# Instruction
Go through the material below and copy each line where the word "that" appears.

Records excerpted from a collection
+--

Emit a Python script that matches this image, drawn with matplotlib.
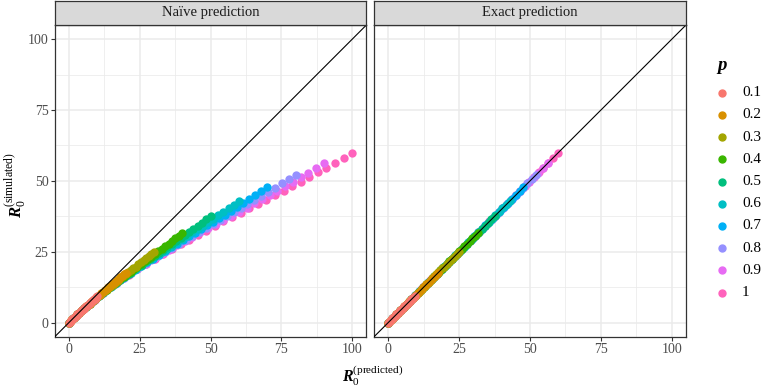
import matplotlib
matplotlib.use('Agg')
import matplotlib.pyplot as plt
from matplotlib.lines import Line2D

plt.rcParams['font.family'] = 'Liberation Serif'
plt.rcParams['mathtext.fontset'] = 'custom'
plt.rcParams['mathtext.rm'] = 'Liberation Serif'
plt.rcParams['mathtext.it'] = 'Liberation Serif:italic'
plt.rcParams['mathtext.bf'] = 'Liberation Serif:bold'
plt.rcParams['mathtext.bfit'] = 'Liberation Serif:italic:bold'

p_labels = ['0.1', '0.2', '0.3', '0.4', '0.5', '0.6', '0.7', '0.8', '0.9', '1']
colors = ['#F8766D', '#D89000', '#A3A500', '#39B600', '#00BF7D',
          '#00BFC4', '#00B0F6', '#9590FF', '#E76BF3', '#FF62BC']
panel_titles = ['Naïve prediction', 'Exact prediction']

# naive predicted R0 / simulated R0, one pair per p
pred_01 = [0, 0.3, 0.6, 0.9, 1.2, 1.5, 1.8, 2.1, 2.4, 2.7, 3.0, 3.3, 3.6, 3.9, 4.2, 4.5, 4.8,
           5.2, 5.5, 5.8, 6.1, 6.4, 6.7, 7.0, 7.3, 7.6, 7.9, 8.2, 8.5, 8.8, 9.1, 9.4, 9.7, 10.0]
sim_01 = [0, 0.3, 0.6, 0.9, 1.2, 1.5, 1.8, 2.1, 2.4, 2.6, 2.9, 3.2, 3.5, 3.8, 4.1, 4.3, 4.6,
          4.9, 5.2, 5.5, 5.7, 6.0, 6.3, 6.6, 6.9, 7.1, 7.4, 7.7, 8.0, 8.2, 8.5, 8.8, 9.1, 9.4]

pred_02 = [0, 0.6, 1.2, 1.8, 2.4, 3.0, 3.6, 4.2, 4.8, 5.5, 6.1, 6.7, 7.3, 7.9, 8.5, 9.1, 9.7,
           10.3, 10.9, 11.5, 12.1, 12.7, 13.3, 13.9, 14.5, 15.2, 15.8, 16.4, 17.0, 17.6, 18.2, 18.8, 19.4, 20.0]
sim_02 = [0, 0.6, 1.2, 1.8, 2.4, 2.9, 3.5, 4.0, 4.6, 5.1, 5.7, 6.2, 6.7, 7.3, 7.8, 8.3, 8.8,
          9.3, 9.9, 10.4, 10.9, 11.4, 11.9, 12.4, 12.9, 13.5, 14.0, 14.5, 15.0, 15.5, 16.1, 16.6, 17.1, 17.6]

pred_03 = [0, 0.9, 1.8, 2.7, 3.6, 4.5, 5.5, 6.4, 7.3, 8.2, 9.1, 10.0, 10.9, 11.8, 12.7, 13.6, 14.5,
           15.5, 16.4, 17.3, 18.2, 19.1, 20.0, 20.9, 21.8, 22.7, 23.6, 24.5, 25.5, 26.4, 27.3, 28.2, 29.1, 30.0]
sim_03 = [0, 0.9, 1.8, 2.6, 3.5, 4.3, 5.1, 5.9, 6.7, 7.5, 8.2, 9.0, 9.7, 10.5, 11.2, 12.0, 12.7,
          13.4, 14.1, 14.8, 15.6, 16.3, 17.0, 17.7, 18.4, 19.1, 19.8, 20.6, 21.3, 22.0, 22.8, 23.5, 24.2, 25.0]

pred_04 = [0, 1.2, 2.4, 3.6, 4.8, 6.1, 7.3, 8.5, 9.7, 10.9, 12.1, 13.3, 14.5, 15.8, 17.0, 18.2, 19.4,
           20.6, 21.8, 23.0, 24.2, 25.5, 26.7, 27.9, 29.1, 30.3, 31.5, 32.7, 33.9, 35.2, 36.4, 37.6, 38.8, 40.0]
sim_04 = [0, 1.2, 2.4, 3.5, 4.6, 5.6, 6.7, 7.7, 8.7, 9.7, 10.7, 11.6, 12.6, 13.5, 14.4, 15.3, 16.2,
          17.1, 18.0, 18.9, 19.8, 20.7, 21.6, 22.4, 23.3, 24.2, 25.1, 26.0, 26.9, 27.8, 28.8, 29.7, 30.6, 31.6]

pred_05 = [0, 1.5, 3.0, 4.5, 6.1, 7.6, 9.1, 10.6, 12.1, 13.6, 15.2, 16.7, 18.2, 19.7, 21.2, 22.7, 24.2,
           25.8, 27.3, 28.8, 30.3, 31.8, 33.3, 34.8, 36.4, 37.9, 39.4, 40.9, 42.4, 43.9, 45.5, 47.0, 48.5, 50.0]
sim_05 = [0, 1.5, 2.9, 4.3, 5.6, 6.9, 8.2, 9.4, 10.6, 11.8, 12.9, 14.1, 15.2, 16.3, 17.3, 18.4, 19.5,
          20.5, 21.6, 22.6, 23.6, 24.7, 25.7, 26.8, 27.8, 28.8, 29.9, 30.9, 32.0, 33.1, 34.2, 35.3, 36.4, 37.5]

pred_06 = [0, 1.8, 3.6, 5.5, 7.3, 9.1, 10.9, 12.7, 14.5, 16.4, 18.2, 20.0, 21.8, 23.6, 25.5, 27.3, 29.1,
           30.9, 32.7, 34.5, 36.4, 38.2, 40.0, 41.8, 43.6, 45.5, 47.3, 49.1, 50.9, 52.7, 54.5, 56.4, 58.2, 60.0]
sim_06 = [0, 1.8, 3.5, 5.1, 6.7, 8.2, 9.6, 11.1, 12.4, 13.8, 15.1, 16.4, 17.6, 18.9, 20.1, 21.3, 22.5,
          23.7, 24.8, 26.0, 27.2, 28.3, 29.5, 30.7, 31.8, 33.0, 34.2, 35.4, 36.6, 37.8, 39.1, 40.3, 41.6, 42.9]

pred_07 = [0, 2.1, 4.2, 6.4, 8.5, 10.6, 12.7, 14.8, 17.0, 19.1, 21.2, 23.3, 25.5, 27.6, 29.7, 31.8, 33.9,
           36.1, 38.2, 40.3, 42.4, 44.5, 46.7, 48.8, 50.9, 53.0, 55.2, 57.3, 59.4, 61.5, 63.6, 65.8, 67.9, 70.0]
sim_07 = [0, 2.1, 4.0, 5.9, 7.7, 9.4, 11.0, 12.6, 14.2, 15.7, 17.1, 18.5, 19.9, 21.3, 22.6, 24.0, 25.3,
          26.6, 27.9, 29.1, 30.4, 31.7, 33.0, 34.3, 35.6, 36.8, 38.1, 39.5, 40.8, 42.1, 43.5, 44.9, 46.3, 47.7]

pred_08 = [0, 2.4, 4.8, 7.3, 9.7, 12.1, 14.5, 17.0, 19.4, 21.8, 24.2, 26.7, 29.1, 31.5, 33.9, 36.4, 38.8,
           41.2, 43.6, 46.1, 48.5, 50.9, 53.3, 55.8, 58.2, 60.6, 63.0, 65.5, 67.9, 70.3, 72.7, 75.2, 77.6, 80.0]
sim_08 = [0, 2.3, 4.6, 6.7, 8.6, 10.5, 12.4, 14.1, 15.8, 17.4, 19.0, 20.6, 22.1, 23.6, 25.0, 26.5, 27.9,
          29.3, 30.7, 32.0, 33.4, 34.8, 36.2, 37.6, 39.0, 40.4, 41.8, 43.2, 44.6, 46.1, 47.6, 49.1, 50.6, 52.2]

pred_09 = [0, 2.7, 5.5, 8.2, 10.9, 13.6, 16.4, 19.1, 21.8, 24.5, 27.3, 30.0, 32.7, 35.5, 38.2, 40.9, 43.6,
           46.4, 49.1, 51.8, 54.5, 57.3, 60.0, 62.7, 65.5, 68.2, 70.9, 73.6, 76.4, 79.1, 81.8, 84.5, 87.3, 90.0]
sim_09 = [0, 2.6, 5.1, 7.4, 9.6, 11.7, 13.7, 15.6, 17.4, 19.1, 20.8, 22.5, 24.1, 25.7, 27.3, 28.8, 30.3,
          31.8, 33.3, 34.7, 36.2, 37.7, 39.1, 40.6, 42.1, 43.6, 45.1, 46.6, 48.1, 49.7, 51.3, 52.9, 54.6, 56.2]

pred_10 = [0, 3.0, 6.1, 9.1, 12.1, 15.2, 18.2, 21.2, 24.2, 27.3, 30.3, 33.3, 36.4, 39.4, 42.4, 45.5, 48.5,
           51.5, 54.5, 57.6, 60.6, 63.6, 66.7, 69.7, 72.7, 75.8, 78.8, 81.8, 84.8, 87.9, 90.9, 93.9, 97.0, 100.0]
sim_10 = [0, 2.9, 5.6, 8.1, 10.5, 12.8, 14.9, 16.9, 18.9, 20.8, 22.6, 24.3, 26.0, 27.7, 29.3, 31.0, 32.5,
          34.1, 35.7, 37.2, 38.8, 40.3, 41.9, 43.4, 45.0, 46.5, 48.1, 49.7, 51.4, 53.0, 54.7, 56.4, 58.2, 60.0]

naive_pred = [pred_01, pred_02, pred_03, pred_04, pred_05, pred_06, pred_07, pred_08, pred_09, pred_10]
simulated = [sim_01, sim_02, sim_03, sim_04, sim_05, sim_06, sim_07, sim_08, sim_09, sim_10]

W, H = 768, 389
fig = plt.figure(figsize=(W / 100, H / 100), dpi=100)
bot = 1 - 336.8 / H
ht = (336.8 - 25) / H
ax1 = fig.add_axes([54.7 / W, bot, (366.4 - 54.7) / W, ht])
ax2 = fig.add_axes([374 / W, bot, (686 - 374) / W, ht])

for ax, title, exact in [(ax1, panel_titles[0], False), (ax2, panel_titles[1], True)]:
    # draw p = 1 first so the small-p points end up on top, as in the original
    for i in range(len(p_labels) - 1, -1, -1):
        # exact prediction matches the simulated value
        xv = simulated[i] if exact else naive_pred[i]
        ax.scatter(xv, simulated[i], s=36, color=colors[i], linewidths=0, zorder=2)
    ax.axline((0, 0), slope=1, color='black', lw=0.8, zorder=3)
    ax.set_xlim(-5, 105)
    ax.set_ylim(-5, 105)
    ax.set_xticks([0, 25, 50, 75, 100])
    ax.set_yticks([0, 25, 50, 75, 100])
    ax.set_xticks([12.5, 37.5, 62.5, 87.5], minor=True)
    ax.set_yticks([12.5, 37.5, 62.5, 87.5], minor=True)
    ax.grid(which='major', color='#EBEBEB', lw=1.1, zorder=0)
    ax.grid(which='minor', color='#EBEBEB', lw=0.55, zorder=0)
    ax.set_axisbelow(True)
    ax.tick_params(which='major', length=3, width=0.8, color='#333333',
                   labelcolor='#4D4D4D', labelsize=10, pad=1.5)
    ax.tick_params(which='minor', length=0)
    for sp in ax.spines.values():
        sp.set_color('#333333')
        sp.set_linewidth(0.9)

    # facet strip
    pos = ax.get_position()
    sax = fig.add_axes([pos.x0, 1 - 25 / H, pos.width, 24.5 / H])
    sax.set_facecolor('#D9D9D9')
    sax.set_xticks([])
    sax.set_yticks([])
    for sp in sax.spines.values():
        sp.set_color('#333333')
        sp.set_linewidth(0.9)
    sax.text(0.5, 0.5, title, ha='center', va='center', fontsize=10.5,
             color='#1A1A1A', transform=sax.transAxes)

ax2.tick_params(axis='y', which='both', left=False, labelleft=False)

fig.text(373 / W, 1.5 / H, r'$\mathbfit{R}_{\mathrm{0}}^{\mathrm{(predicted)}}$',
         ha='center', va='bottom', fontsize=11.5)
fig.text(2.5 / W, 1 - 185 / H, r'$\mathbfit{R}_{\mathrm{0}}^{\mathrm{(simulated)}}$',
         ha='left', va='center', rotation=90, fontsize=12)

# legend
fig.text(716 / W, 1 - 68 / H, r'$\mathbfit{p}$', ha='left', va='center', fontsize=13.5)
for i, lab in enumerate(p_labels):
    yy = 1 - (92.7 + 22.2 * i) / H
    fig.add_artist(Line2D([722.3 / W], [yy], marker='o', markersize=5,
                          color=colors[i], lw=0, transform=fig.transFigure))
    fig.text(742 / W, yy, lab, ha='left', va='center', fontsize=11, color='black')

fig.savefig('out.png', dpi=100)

+--

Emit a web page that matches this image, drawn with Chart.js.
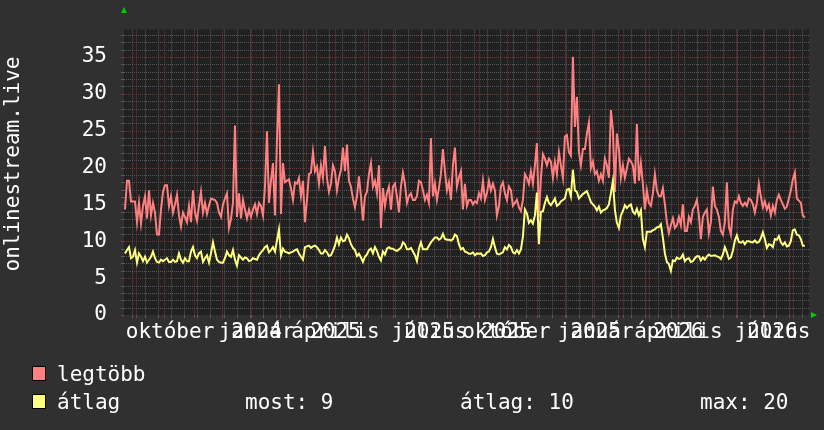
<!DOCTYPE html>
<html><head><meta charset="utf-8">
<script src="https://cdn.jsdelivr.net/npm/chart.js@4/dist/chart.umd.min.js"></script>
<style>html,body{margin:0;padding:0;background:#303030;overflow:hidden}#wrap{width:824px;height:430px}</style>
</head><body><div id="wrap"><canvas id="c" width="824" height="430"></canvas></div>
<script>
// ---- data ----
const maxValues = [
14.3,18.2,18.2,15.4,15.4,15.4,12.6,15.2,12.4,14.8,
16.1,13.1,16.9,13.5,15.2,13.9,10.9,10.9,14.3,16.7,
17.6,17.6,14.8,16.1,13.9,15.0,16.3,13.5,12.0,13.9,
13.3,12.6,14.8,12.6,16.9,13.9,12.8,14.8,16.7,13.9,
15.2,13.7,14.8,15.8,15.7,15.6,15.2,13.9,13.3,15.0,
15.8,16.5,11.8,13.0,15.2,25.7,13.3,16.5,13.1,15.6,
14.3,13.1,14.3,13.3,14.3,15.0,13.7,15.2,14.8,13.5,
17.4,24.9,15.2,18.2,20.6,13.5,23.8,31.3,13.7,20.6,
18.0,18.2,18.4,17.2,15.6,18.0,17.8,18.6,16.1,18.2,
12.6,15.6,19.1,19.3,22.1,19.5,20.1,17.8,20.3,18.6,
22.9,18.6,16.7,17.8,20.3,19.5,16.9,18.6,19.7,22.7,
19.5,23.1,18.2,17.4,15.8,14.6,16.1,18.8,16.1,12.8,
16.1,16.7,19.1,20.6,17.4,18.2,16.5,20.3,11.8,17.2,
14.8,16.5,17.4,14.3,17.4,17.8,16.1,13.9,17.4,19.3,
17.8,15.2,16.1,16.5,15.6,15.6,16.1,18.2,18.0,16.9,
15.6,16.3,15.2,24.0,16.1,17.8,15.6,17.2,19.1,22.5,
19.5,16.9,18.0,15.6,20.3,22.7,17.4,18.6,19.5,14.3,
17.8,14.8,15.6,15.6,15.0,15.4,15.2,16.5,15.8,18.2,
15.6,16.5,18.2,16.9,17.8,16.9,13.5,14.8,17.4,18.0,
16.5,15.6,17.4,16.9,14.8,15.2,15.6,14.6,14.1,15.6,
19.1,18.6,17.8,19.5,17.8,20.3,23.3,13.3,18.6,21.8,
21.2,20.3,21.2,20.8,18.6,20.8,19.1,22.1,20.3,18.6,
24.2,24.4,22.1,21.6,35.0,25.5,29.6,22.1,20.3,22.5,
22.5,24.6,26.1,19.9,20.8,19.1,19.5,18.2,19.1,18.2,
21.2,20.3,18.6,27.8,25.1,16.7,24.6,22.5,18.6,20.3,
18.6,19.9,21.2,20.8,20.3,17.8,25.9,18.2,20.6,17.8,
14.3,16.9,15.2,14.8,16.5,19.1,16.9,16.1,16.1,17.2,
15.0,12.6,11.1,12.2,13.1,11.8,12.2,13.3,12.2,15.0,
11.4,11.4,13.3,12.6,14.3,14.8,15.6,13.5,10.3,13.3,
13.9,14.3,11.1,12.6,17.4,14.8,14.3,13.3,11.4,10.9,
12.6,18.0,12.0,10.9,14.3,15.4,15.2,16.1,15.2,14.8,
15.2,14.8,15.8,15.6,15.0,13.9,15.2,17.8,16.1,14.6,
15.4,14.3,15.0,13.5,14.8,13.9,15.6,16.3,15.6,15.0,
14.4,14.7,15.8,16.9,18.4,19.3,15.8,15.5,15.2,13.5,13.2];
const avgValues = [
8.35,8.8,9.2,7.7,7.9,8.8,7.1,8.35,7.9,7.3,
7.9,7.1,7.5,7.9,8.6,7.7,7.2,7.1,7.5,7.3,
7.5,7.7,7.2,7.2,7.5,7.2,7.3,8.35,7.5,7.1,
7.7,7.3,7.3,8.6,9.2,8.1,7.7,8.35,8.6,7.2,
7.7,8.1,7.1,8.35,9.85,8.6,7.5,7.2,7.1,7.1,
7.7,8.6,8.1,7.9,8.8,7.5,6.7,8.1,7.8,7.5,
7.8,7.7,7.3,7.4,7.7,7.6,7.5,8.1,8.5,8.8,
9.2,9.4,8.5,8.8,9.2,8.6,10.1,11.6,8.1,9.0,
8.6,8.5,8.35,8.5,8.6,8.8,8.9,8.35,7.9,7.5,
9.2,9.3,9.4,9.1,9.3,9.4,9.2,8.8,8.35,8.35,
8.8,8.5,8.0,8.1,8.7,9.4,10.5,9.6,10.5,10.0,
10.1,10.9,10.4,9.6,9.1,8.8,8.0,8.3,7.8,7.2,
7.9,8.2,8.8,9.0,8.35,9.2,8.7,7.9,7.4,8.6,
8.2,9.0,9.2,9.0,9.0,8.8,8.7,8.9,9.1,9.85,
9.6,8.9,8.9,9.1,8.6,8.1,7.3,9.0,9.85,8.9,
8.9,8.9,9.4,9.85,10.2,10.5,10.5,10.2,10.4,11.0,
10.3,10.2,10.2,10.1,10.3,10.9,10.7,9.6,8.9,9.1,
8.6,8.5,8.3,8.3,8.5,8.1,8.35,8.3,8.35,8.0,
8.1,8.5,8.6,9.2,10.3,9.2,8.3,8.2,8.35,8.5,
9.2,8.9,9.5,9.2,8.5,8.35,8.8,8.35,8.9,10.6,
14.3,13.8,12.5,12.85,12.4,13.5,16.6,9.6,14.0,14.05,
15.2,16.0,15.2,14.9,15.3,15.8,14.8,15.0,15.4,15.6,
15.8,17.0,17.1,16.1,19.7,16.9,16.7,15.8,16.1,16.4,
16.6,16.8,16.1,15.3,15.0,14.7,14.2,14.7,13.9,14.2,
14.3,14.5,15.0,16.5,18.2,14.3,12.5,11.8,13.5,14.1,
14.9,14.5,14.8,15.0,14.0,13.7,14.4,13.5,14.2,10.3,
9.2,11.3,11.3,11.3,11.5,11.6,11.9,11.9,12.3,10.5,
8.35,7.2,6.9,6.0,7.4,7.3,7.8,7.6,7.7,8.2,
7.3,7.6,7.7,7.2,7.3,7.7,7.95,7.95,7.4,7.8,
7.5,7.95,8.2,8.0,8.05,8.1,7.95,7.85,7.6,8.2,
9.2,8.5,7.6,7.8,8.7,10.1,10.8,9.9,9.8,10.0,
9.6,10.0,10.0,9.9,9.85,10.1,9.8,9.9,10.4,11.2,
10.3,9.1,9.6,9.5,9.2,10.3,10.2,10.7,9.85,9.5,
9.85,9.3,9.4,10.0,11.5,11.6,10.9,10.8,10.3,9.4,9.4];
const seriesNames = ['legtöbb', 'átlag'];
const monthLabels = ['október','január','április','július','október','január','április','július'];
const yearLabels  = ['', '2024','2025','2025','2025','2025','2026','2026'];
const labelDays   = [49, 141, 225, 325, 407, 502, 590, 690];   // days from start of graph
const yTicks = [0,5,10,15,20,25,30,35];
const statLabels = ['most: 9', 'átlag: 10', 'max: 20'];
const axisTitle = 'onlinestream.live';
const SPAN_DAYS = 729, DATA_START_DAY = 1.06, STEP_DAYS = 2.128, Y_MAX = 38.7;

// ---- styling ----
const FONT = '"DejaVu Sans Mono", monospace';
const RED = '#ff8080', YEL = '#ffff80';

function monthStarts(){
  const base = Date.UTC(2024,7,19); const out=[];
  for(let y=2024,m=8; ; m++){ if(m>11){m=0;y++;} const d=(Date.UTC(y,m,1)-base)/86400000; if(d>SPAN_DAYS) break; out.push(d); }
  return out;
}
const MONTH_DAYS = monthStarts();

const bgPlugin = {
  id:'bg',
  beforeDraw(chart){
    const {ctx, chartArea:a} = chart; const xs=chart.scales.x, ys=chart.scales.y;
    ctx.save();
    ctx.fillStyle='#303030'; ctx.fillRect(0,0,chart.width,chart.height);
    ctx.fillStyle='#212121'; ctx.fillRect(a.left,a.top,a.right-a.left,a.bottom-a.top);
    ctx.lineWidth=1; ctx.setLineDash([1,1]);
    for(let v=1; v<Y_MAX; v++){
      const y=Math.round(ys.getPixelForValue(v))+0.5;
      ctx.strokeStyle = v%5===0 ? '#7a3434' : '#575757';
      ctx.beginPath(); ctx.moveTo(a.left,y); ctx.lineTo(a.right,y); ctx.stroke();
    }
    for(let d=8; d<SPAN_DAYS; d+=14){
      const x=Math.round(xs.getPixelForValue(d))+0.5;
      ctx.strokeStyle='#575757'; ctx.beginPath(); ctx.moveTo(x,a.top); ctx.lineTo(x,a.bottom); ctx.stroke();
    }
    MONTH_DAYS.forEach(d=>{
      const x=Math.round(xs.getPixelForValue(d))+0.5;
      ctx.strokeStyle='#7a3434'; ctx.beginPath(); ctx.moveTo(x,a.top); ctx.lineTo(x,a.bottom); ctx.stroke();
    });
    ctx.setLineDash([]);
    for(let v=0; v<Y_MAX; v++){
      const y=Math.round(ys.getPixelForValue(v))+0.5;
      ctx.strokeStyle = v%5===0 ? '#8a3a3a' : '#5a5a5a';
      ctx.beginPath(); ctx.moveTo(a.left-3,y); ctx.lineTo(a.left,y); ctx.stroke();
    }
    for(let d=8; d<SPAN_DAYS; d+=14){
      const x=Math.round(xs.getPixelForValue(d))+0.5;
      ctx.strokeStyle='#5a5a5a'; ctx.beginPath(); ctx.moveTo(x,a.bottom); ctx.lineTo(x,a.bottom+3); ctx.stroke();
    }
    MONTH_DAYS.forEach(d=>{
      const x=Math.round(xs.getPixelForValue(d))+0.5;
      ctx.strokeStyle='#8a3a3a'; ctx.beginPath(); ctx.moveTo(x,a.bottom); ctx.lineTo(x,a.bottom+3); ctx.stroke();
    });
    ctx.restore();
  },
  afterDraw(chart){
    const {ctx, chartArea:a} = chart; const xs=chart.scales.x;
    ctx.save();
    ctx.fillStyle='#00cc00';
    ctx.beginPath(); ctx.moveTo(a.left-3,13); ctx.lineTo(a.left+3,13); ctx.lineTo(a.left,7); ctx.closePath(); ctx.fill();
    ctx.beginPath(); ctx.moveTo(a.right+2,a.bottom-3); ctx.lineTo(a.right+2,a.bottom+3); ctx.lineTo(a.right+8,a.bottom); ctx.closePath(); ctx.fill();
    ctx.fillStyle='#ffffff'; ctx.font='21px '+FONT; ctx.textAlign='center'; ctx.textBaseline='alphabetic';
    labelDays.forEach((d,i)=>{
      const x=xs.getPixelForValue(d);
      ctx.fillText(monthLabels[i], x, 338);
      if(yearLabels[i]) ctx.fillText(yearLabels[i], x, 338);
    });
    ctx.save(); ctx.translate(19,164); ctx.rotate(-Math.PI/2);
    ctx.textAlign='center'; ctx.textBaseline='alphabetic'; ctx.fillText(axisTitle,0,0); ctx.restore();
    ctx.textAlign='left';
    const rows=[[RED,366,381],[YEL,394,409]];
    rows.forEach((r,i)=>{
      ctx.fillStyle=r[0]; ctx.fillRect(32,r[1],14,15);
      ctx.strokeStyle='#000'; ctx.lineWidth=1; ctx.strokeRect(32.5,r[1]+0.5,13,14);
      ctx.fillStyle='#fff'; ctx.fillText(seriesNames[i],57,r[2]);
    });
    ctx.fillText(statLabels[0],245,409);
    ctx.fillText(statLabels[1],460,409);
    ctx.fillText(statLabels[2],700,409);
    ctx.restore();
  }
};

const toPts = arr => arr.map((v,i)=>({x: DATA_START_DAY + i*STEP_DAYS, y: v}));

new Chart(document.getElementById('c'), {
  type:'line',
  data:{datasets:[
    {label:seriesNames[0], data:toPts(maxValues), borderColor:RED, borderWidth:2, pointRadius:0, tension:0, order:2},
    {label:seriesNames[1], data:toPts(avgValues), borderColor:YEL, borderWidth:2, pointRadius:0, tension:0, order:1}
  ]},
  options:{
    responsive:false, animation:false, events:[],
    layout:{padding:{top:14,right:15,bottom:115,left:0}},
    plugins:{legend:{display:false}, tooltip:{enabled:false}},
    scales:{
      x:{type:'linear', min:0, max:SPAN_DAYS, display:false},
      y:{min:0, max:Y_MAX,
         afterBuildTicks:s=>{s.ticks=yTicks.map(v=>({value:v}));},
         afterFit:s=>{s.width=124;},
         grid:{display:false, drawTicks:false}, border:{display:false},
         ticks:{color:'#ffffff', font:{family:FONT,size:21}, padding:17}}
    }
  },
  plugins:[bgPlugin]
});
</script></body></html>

+--

# Result of the task
Emit a Python script that matches this image, drawn with matplotlib.
Emit a web page that matches this image, drawn with Chart.js.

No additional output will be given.